Eastern Washington University this week reported mixed economic news for Spokane County residents.
Eastern’s Institute for Public Policy and Economics says data from the Census Bureau and other sources show income levels are up since just before the pandemic, but so are housing costs.
The Spokane County Trends Blog reports median household income increased from about $60,000 to $69,000 between 2019 and 2022. That’s a sizable increase, but Jones, the director of EWU’s institute, reports it’s still below the national and Washington state levels.
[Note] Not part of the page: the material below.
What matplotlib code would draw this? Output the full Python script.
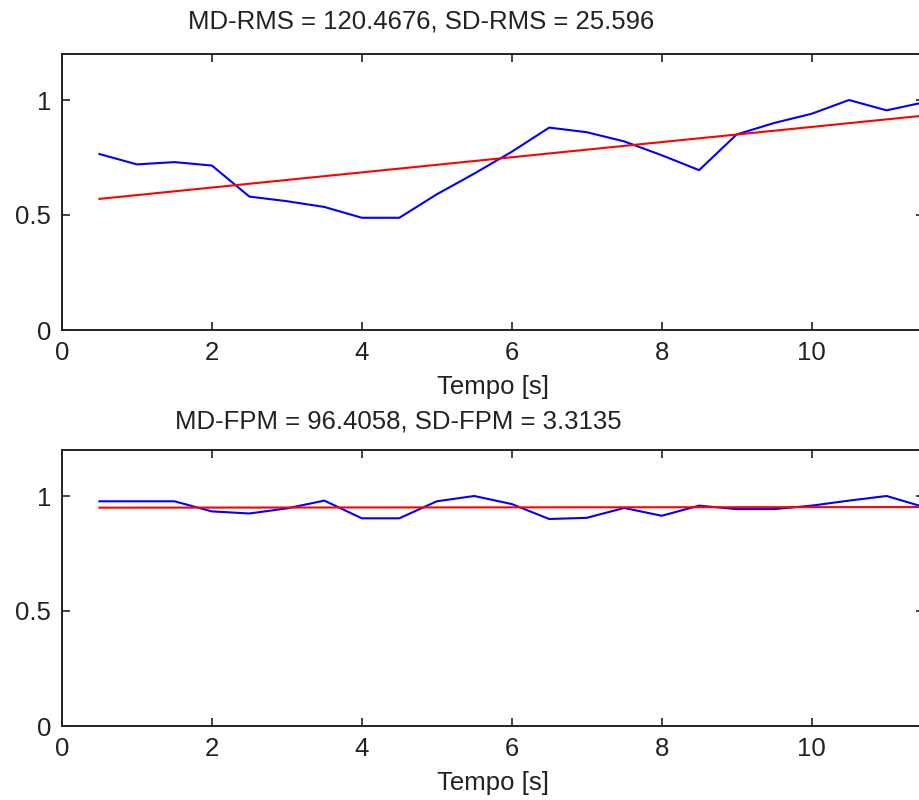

On the housing side, EWU’s blog reports that, in 2022, 26% of renters spent a least half of their income on housing. More than half, 54%, spent at least 30-percent on housing costs.
“In both cases, whether it was the 30% threshold or the very astonishing 50% threshold, that the numbers of renters in that situation had gone up substantially from pre-pandemic 2019,” Jones said.
“It’s pretty clear that housing costs have risen, whether it’s single family or rental costs, much faster than income has. The rates that we see now for either the 30% or 50% threshold are considerably higher than the U.S. and the state of Washington,” he said.
For people looking to buy homes, Jones says the data show home prices peaked in 2022 at $468,000. In the fourth quarter of 2023, he says that figure fell to $415,000.
“We’re still considerably below the state average for resale prices,” Jones said. “But Spokane has always prided itself as being a relatively good buy for housing and we can safely say that that argument has really disappeared.”
Jones says, before the pandemic, Spokane’s home prices hovered around $300,000 and the affordability level was much higher. The situation is much different today.